- THE TASK:
Give again only the lines running from the one with "Convert this chart to seaborn" through the one with "import numpy as np", inclusive. Omit every picture.

Figure scripts:

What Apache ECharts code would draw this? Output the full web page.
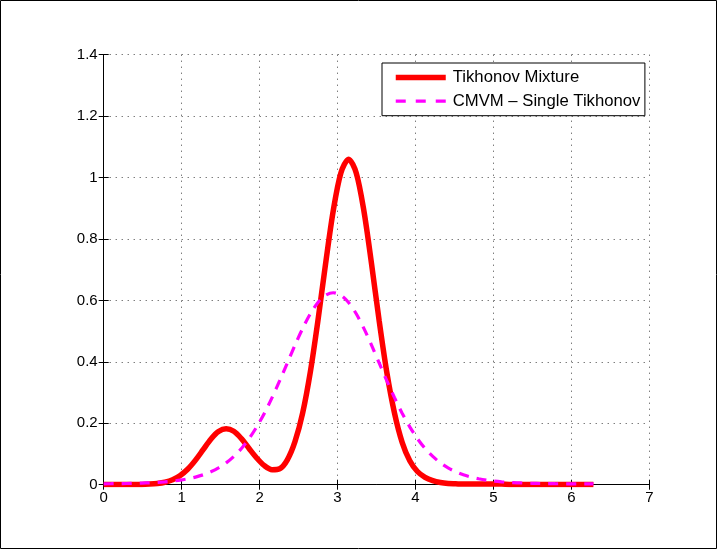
<!DOCTYPE html>
<html>
<head>
<meta charset="utf-8">
<script src="https://cdn.jsdelivr.net/npm/echarts@6/dist/echarts.min.js"></script>
<style>
html,body{margin:0;padding:0;background:#fff;}
#chart{width:717px;height:549px;}
</style>
</head>
<body>
<div id="chart"></div>
<script>
// sample positions (angle, rad)
const xs = [0, 0.098, 0.196, 0.295, 0.393, 0.491, 0.589, 0.687, 0.785, 0.884,
  0.982, 1.080, 1.178, 1.276, 1.374, 1.473, 1.571, 1.669, 1.767, 1.865,
  1.963, 2.062, 2.160, 2.258, 2.356, 2.454, 2.553, 2.651, 2.749, 2.847,
  2.945, 3.043, 3.142, 3.240, 3.338, 3.436, 3.534, 3.632, 3.731, 3.829,
  3.927, 4.025, 4.123, 4.222, 4.320, 4.418, 4.516, 4.614, 4.712, 4.811,
  4.909, 5.007, 5.105, 5.203, 5.301, 5.400, 5.498, 5.596, 5.694, 5.792,
  5.890, 5.989, 6.087, 6.185, 6.283];

// Tikhonov Mixture
const mixture = [0.001, 0.001, 0.001, 0.001, 0.001, 0.001, 0.002, 0.004, 0.008, 0.016,
  0.030, 0.051, 0.080, 0.114, 0.148, 0.173, 0.182, 0.174, 0.150, 0.118,
  0.087, 0.062, 0.049, 0.052, 0.081, 0.140, 0.234, 0.367, 0.535, 0.720,
  0.892, 1.015, 1.060, 1.015, 0.892, 0.720, 0.534, 0.366, 0.233, 0.138,
  0.078, 0.043, 0.024, 0.013, 0.007, 0.004, 0.003, 0.002, 0.002, 0.002,
  0.002, 0.002, 0.002, 0.001, 0.001, 0.001, 0.001, 0.001, 0.001, 0.001,
  0.001, 0.001, 0.001, 0.001, 0.001];

// CMVM - Single Tikhonov
const single = [0.0030, 0.0032, 0.0035, 0.0039, 0.0045, 0.0052, 0.0062, 0.0076, 0.0094, 0.0118,
  0.0149, 0.0192, 0.0248, 0.0322, 0.0420, 0.0547, 0.0711, 0.0920, 0.1180, 0.1500,
  0.1883, 0.2329, 0.2834, 0.3386, 0.3965, 0.4544, 0.5089, 0.5564, 0.5934, 0.6169,
  0.6250, 0.6169, 0.5934, 0.5564, 0.5089, 0.4544, 0.3965, 0.3386, 0.2834, 0.2329,
  0.1883, 0.1500, 0.1180, 0.0920, 0.0711, 0.0547, 0.0420, 0.0322, 0.0248, 0.0192,
  0.0149, 0.0118, 0.0094, 0.0076, 0.0062, 0.0052, 0.0045, 0.0039, 0.0035, 0.0032,
  0.0030, 0.0029, 0.0028, 0.0029, 0.0030];

const seriesNames = ['Tikhonov Mixture', 'CMVM \u2013 Single Tikhonov'];
const xTicks = {min: 0, max: 7, interval: 1};
const yTicks = {min: 0, max: 1.4, interval: 0.2};

const FONT = 'Liberation Sans, Arial, Helvetica, sans-serif';
const chart = echarts.init(document.getElementById('chart'), null, {renderer: 'canvas'});

const pair = (ys) => xs.map((x, i) => [x, ys[i]]);
const gridLine = {show: true, lineStyle: {color: '#444', width: 1, type: [1, 5]}};
const tickIn = {show: true, inside: true, length: 5, lineStyle: {color: '#000', width: 1}};
const axLine = {show: true, lineStyle: {color: '#000', width: 1}};

chart.setOption({
  animation: false,
  backgroundColor: '#fff',
  grid: {left: 103.7, right: 67.7, top: 54.7, bottom: 64.3, containLabel: false},
  xAxis: [
    {type: 'value', min: xTicks.min, max: xTicks.max, interval: xTicks.interval, position: 'bottom',
     axisLine: axLine, axisTick: tickIn, splitLine: gridLine,
     axisLabel: {color: '#000', fontFamily: FONT, fontSize: 15, margin: 6}},
    {type: 'value', min: xTicks.min, max: xTicks.max, interval: xTicks.interval, position: 'top',
     axisLine: axLine, axisTick: tickIn, splitLine: {show: false}, axisLabel: {show: false}}
  ],
  yAxis: [
    {type: 'value', min: yTicks.min, max: yTicks.max, interval: yTicks.interval, position: 'left',
     axisLine: axLine, axisTick: tickIn, splitLine: gridLine,
     axisLabel: {color: '#000', fontFamily: FONT, fontSize: 15, margin: 6}},
    {type: 'value', min: yTicks.min, max: yTicks.max, interval: yTicks.interval, position: 'right',
     axisLine: axLine, axisTick: tickIn, splitLine: {show: false}, axisLabel: {show: false}}
  ],
  legend: {
    orient: 'vertical', left: 382, top: 63,
    backgroundColor: '#fff', borderColor: '#000', borderWidth: 1, borderRadius: 0,
    padding: [6, 4.5, 6, 11], itemGap: 6.7, itemWidth: 50, itemHeight: 14,
    itemStyle: {opacity: 0},
    textStyle: {color: '#000', fontFamily: FONT, fontSize: 16.7, lineHeight: 14, padding: [0, 0, 0, 2]},
    data: [
      {name: seriesNames[0], lineStyle: {color: '#ff0000', width: 5.5, type: 'solid'}},
      {name: seriesNames[1], lineStyle: {color: '#ff00ff', width: 3.3, type: [10, 10]}}
    ]
  },
  series: [
    {name: seriesNames[0], type: 'line', data: pair(mixture), smooth: 0.3, symbol: 'none',
     xAxisIndex: 0, yAxisIndex: 0,
     lineStyle: {color: '#ff0000', width: 5.5}, itemStyle: {color: '#ff0000'}},
    {name: seriesNames[1], type: 'line', data: pair(single), smooth: 0.3, symbol: 'none',
     xAxisIndex: 0, yAxisIndex: 0,
     lineStyle: {color: '#ff00ff', width: 3.2, type: [10, 8]}, itemStyle: {color: '#ff00ff'}}
  ],
  graphic: [
    {type: 'rect', shape: {x: 0.5, y: 0.5, width: 716, height: 548}, silent: true,
     style: {fill: null, stroke: '#000', lineWidth: 1}, z: 100}
  ]
});
</script>
</body>
</html>
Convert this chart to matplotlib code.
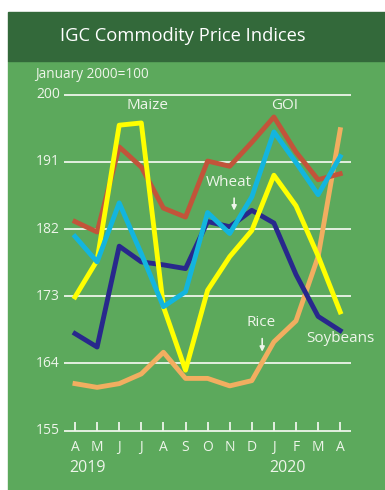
import matplotlib.pyplot as plt
from matplotlib.patches import Rectangle

plt.rcParams['font.family'] = ['Open Sans', 'DejaVu Sans']

months = ['A', 'M', 'J', 'J', 'A', 'S', 'O', 'N', 'D', 'J', 'F', 'M', 'A']
years = ['2019', '2020']
yticks = [155, 164, 173, 182, 191, 200]

maize = [172.9, 177.8, 195.9, 196.2, 171.6, 163.1, 173.8, 178.3, 181.8, 189.2, 185.1, 178.4, 170.9]
goi = [183.0, 181.6, 193.0, 190.3, 184.8, 183.6, 191.1, 190.4, 193.6, 197.0, 192.3, 188.6, 189.4]
wheat = [181.0, 177.6, 185.5, 178.7, 171.6, 173.6, 184.2, 181.4, 186.3, 195.0, 190.9, 186.6, 191.7]
soybeans = [168.0, 166.2, 179.7, 177.6, 177.2, 176.7, 183.0, 182.3, 184.5, 182.8, 175.9, 170.3, 168.4]
rice = [161.3, 160.8, 161.3, 162.6, 165.5, 162.0, 162.0, 161.0, 161.7, 166.9, 169.7, 178.3, 195.3]

dark_green = '#33693a'
light_green = '#5ca95c'
txt = '#eef5ea'

fig = plt.figure(figsize=(3.85, 4.9), dpi=100)
ax = fig.add_axes([0, 0, 1, 1])
ax.set_xlim(-3.394, 14.027)
ax.set_ylim(147.06, 212.66)
ax.axis('off')

# background panels
ax.add_patch(Rectangle((8 / 385, 0), 1, 1 - 61 / 490, transform=ax.transAxes,
                       color=light_green, zorder=0))
ax.add_patch(Rectangle((8 / 385, 1 - 61 / 490), 1, 49 / 490, transform=ax.transAxes,
                       color=dark_green, zorder=0))
ax.text(60 / 385, 1 - 36 / 490, 'IGC Commodity Price Indices', transform=ax.transAxes,
        color='white', fontsize=13.2, va='center', ha='left')
ax.text(35 / 385, 1 - 74 / 490, 'January 2000=100', transform=ax.transAxes,
        color=txt, fontsize=9.8, va='center', ha='left')

# grid
for v in yticks:
    ax.hlines(v, -0.5, 12.5, color=txt, lw=1.3, zorder=1)
    ax.text(-0.68, v, str(v), color=txt, fontsize=10, ha='right', va='center')

x = list(range(len(months)))
ax.vlines(x, 155, 156.1, color=txt, lw=1.3, zorder=1)
for i, m in enumerate(months):
    ax.text(i, 152.8, m, color=txt, fontsize=10, ha='center', va='center')
ax.text(0.55, 150.0, years[0], color=txt, fontsize=11.5, ha='center', va='center')
ax.text(9.6, 150.0, years[1], color=txt, fontsize=11.5, ha='center', va='center')

lw = 3.5
ax.plot(x, rice, color='#f2ae60', lw=lw, zorder=3)
ax.plot(x, soybeans, color='#28288c', lw=lw, zorder=4)
ax.plot(x, maize, color='#ffff00', lw=lw, zorder=5)
ax.plot(x, goi, color='#c2543a', lw=lw, zorder=4)
ax.plot(x, wheat, color='#13b5de', lw=lw, zorder=6)

ax.text(3.3, 198.6, 'Maize', color=txt, fontsize=11, ha='center', va='center')
ax.text(9.5, 198.6, 'GOI', color=txt, fontsize=11, ha='center', va='center')
ax.text(6.98, 188.2, 'Wheat', color=txt, fontsize=11, ha='center', va='center', zorder=7)
ax.annotate('', xy=(7.2, 184.1), xytext=(7.2, 186.5),
            arrowprops=dict(arrowstyle='-|>', color=txt, lw=1.2, mutation_scale=7), zorder=7)
ax.text(8.4, 169.5, 'Rice', color=txt, fontsize=11, ha='center', va='center', zorder=7)
ax.annotate('', xy=(8.47, 165.2), xytext=(8.47, 167.7),
            arrowprops=dict(arrowstyle='-|>', color=txt, lw=1.2, mutation_scale=7), zorder=7)
ax.text(12.0, 167.3, 'Soybeans', color=txt, fontsize=11, ha='center', va='center', zorder=7)

fig.savefig('out.png', dpi=100)
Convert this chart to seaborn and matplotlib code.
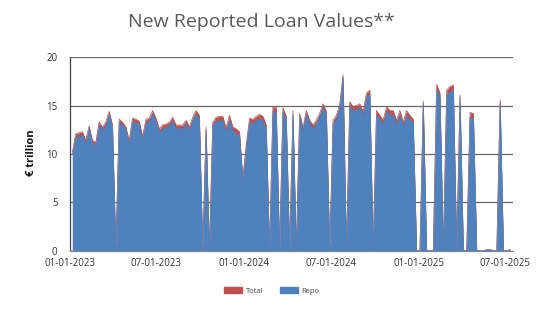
import matplotlib
matplotlib.use("Agg")
import matplotlib.pyplot as plt
import matplotlib.dates as mdates
from matplotlib.patches import Patch
import seaborn as sns
import pandas as pd
import numpy as np

# ---- data (weekly observations, € trillion) ----
start_date = "2023-01-06"
# top of stack (Total)
total = [
    10.2, 12.1, 12.2, 12.3, 11.4, 12.9, 11.4, 11.2, 13.3, 12.8,
    13.3, 14.4, 13.0, 0.0, 13.6, 13.3, 12.8, 11.4, 13.7, 13.6,
    13.4, 11.8, 13.6, 13.7, 14.5, 13.7, 12.6, 13.0, 13.1, 13.3,
    13.8, 13.0, 13.0, 13.0, 13.5, 12.8, 13.8, 14.5, 14.0, 0.0,
    12.8, 0.0, 13.3, 13.8, 13.9, 13.9, 12.7, 14.0, 12.8, 12.6,
    12.3, 7.5, 10.9, 13.7, 13.6, 13.9, 14.1, 13.9, 13.0, 0.0,
    14.9, 14.8, 0.0, 14.8, 13.9, 0.0, 14.5, 0.0, 14.2, 12.7,
    14.5, 13.5, 13.0, 13.5, 14.2, 15.2, 14.4, 0.0, 13.5, 14.0,
    15.1, 18.2, 0.0, 15.4, 14.9, 15.0, 15.2, 14.4, 16.3, 16.6,
    0.0, 14.5, 14.0, 13.5, 14.9, 14.5, 14.5, 13.5, 14.5, 13.3,
    14.5, 14.0, 13.6, 0.0, 0.0, 15.5, 0.0, 0.0, 0.0, 17.2,
    16.3, 0.0, 16.6, 17.0, 17.1, 0.0, 16.1, 0.0, 0.0, 14.3,
    14.2, 0.0, 0.0, 0.0, 0.1, 0.1, 0.0, 0.0, 15.6, 0.0,
    0.0, 0.1,
]
# thickness of the Total layer above Repo
other = [
    0.25, 0.35, 0.35, 0.35, 0.3, 0.3, 0.3, 0.3, 0.3, 0.3,
    0.3, 0.3, 0.3, 0.0, 0.3, 0.3, 0.3, 0.3, 0.35, 0.35,
    0.35, 0.3, 0.35, 0.35, 0.35, 0.35, 0.35, 0.35, 0.35, 0.35,
    0.35, 0.35, 0.35, 0.35, 0.35, 0.35, 0.35, 0.35, 0.35, 0.0,
    0.3, 0.0, 0.4, 0.45, 0.45, 0.45, 0.45, 0.45, 0.45, 0.45,
    0.4, 0.3, 0.35, 0.45, 0.45, 0.45, 0.45, 0.45, 0.45, 0.0,
    0.5, 0.5, 0.0, 0.4, 0.4, 0.0, 0.35, 0.0, 0.35, 0.35,
    0.35, 0.35, 0.35, 0.35, 0.35, 0.35, 0.35, 0.0, 0.35, 0.35,
    0.35, 0.3, 0.0, 0.4, 0.4, 0.4, 0.4, 0.4, 0.4, 0.4,
    0.0, 0.45, 0.45, 0.45, 0.45, 0.45, 0.45, 0.45, 0.45, 0.45,
    0.45, 0.45, 0.45, 0.0, 0.0, 0.25, 0.0, 0.0, 0.0, 0.5,
    0.5, 0.0, 0.55, 0.55, 0.55, 0.0, 0.3, 0.0, 0.0, 0.5,
    0.5, 0.0, 0.0, 0.0, 0.0, 0.0, 0.0, 0.0, 0.25, 0.0,
    0.0, 0.0,
]
series_names = ["Total", "Repo"]
tick_dates = ["2023-01-01", "2023-07-01", "2024-01-01", "2024-07-01", "2025-01-01", "2025-07-01"]
tick_labels = ["01-01-2023", "07-01-2023", "01-01-2024", "07-01-2024", "01-01-2025", "07-01-2025"]
y_ticks = [0, 5, 10, 15, 20]

# ---- styling ----
sns.set_style("white")
plt.rcParams["font.family"] = ["Open Sans", "DejaVu Sans"]

RED = "#C0504D"
BLUE = "#4F81BD"
GRID = "#666666"

dates = pd.date_range(start_date, periods=len(total), freq="7D")
total_a = np.array(total)
repo_a = total_a - np.array(other)
df = pd.DataFrame({"date": dates, "Total": total_a, "Repo": repo_a})

fig = plt.figure(figsize=(5.51, 3.10), dpi=100)
ax = fig.add_axes([70 / 551, 59.3 / 310, 443 / 551, 193.4 / 310])

ax.fill_between(df["date"], 0, df["Total"], color=RED, lw=0, zorder=2)
ax.fill_between(df["date"], 0, df["Repo"], color=BLUE, lw=0, zorder=3)
sns.lineplot(data=df, x="date", y="Total", color=RED, lw=0.5, ax=ax, zorder=2.5)
sns.lineplot(data=df, x="date", y="Repo", color=BLUE, lw=0.5, ax=ax, zorder=3.5)

ax.set_xlim(pd.Timestamp("2023-01-01"), pd.Timestamp("2025-07-17"))
ax.set_ylim(0, 20)
ax.set_yticks(y_ticks)
ax.set_yticklabels([str(v) for v in y_ticks], fontsize=7, color="#333333")
ax.set_xticks(pd.to_datetime(tick_dates))
ax.set_xticklabels(tick_labels, fontsize=7, color="#333333")
ax.set_xlabel("")
ax.set_ylabel("")

for v in y_ticks:
    ax.axhline(v, color=GRID, lw=0.9, zorder=1)

ax.tick_params(axis="y", length=7, width=0.9, color=GRID, pad=2)
ax.tick_params(axis="x", length=3, width=0.9, color=GRID, pad=2)
for s in ["top", "right"]:
    ax.spines[s].set_visible(False)
ax.spines["left"].set_color("#444444")
ax.spines["left"].set_linewidth(0.9)
ax.spines["bottom"].set_color("#888888")
ax.spines["bottom"].set_linewidth(0.9)

fig.text(261 / 551, 0.928, "New Reported Loan Values**", ha="center", va="center",
         fontsize=14, color="#595959")
fig.text(32 / 551, 0.506, "€ trillion", rotation=90, ha="center", va="center",
         fontsize=8, fontweight="bold", color="#111111")

handles = [Patch(facecolor=RED, edgecolor=RED, label=series_names[0]),
           Patch(facecolor=BLUE, edgecolor=BLUE, label=series_names[1])]
fig.legend(handles=handles, loc="center", bbox_to_anchor=(272 / 551, 1 - 291 / 310),
           ncol=2, frameon=False, fontsize=5.5, handlelength=2.3, handleheight=0.9,
           columnspacing=2.2, handletextpad=0.5, labelcolor="#444444")

fig.savefig("out.png", dpi=100)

- TASK ANSWER:
Convert this chart to seaborn and matplotlib code.
import matplotlib
matplotlib.use("Agg")
import matplotlib.pyplot as plt
import matplotlib.dates as mdates
from matplotlib.patches import Patch
import seaborn as sns
import pandas as pd
import numpy as np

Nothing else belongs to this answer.